Several months ago Southbox Entertainment, our sister company FilmHedge, and the Savannah College of Art and Design (via it’s SCADPro division) partnered on production of the feature film, COLLATERAL DATA. The film recounts the true accounts of the digital activists who worked across the African continent from 2007 to 2014 (and beyond) to stand up to political oppression, save lives, and stop terrorism using technology. It’s loosely adapted from the memoir CODE SWITCH.
The screenplay weaves a narrative spanning multiple exotic locations like Eldoret, Kenya; Port-au-Prince, Haiti; Fukushima, Japan; Isiolo, Kenya; and Cairo, Egypt. As much as we’d like to shoot on location, traveling to each of these locations with a full camera crew and the talent would be cost prohibitive for our budget. Thankfully, SCADPro and their colleagues had a solution for us. Rather than taking the crew around the world to all these far-off locations, we would bring these locations to us!
SCADPro used its state-of-the-art XR stage and software called Unreal Engine to make digital environments that recreate these locations virtually. The results are incredible and point to a future where any location (real or imagined) is accessible to independent filmmakers.
The Savannah College of Art and Design is the only university in the world with two XR stages, and one of the few schools that have them at all. Most people are aware of the power of XR Stages because of their storied use as part of the filming of the TV series THE MANDALORIAN. XR stages allow for a sort of mixed reality experience where the background environments are digital creations made to look photorealistic allowing the talent and practical effects to be placed in front of the screen for filming. The result is a mix of real world people and objects that, at least on camera, appear to be immersed in a real environment (which is actually completely simulated). It’s the inverse of a hologram, a digital projection in the real world. Here, the room is the projection but the people are real.
The things that impressed me the most about the brilliance of the SCADPro and SCAD students was that they took the effort to research the real world locations as they would have looked in the era where the story takes place. Using a combination of Google Earth, Google Streetview, archival news footage, and old photos, they were able to digitally recreate the locations where the actual events transpired. It took my breath away to see real places that I’d visited years ago recreated so I could literally walk back in to them now, some 12 years later, on a 40,000 square foot volume stage in Atlanta, GA.

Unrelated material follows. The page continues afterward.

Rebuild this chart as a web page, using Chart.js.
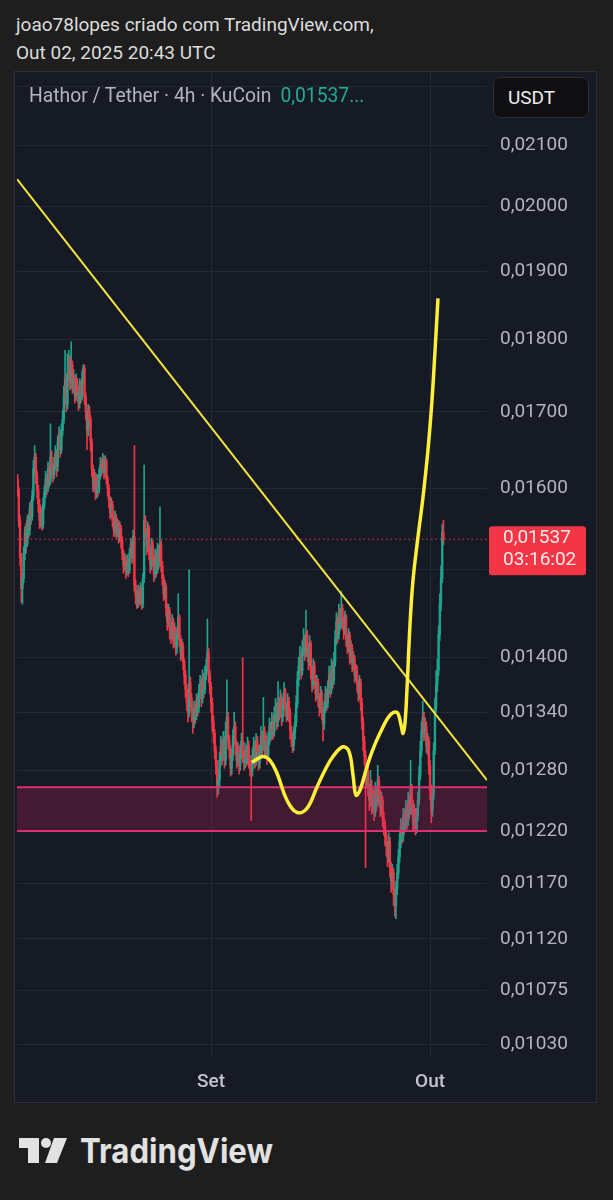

The attention to detail by this team was unparalleled. Here is a photo of a real street in Eldoret, Kenya (not exactly a location on earth most people know about):
And here is what they created for the XR Stage:
Sure, eventually there will be additional texturing added, coloring, and filters that will ultimately make this more photorealistic, but just glancing quickly at both, it’s hard to tell which is the photo and which is fake. Once those details are added, even more than a glance won’t reveal which is which.

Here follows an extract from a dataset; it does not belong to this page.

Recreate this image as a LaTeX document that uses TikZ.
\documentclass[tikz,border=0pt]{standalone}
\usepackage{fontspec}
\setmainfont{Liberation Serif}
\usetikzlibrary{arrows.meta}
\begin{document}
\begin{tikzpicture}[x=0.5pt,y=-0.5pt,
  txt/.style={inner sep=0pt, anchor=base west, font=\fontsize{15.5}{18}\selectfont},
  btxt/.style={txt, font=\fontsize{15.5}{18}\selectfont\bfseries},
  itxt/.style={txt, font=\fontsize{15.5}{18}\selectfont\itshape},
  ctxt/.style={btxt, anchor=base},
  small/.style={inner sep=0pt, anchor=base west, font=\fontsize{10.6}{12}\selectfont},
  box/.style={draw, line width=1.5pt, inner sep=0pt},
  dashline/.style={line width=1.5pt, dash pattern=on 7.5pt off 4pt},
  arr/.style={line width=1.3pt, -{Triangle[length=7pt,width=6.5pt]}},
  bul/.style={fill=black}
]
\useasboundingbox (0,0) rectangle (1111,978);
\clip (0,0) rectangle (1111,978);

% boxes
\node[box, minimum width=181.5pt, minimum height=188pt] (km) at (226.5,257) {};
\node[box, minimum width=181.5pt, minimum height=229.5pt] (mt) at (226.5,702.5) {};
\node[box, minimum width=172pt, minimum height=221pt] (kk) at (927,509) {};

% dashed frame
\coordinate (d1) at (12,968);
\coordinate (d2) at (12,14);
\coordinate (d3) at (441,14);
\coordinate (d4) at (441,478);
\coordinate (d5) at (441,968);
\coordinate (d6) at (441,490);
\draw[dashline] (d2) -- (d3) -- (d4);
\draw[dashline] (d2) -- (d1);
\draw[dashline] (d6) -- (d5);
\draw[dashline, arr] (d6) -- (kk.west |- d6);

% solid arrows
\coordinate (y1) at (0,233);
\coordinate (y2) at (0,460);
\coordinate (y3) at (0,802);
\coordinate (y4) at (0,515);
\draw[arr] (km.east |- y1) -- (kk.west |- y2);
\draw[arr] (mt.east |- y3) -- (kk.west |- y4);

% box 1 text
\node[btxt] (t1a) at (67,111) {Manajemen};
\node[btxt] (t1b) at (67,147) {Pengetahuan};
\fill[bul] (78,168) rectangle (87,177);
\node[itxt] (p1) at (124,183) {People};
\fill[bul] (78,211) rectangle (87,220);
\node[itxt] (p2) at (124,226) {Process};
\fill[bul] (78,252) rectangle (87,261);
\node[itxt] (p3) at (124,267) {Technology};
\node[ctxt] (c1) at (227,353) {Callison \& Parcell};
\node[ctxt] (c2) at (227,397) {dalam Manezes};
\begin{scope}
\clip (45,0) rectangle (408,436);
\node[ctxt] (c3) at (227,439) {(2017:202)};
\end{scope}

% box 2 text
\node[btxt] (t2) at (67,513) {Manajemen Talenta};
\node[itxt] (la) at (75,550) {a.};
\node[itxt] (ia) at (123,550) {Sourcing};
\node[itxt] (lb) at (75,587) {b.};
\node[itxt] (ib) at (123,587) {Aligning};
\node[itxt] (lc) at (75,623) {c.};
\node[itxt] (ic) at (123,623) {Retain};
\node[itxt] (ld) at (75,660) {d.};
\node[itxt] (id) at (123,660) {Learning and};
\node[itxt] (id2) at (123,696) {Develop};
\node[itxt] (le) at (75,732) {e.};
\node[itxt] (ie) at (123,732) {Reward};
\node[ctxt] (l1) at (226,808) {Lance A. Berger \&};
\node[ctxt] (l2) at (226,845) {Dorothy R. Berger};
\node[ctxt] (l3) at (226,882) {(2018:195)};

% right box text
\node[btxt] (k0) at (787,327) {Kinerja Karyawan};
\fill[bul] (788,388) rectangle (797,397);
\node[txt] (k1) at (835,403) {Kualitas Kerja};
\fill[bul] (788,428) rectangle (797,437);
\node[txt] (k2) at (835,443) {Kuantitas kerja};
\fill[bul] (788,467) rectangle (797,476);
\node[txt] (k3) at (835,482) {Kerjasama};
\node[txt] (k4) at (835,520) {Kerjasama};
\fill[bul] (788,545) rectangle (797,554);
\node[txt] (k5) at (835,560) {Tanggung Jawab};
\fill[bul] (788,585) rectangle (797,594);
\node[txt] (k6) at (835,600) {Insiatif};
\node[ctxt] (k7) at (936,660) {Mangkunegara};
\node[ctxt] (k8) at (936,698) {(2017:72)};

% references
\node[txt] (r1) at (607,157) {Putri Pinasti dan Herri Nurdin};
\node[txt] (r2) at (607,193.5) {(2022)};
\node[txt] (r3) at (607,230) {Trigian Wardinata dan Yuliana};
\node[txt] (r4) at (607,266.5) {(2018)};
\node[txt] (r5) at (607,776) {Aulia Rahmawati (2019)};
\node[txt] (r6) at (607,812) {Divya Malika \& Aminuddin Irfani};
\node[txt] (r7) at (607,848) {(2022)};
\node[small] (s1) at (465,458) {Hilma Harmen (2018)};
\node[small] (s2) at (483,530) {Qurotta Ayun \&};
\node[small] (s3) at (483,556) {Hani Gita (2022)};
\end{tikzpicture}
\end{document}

Another example, these scenes of Haiti following a devastating earthquake in 2010 that still has repercussions in that country to this day. These ‘tent cities’ were quite common as aid workers and first responders scrambled to help people who’d lost everything in the damage.
If you aren’t convinced that these translate to being close to the real thing, here’s what they look like in a camera test:
And with different lighting and color correction:
Here’s video for exactly how this looks on screen:
For another scene, the team literally tracked down a church in Eldoret where a riot took place in 2007.
The other advantage to creating digital environments versus shooting on location is that you have 100% control over the lighting. Not just the stage lighting, but also things like time of day, shadows, weather and…. perpetual fire and smoke! No need to get a license from the fire marshal or pyrotechnic supervisor for our shoot (at least not for this scene).
Here is one the scene, again from Eldoret, that looks like at four different times of day, with varying levels of fire, smoke and damage from the riots.
A completely different scene at an industrial plant in Japan. One of the film’s producers, Jason Corder, is visible recording on his phone:
Of course there’s still a lot of work to do and the fidelity of the imagery will only improve.
I’m really proud to have been able to partner with SCADPro on this and even prouder of the faculty and students who participated. As we continue production on the feature film, hopefully we make them proud with what we do with all of their hard work!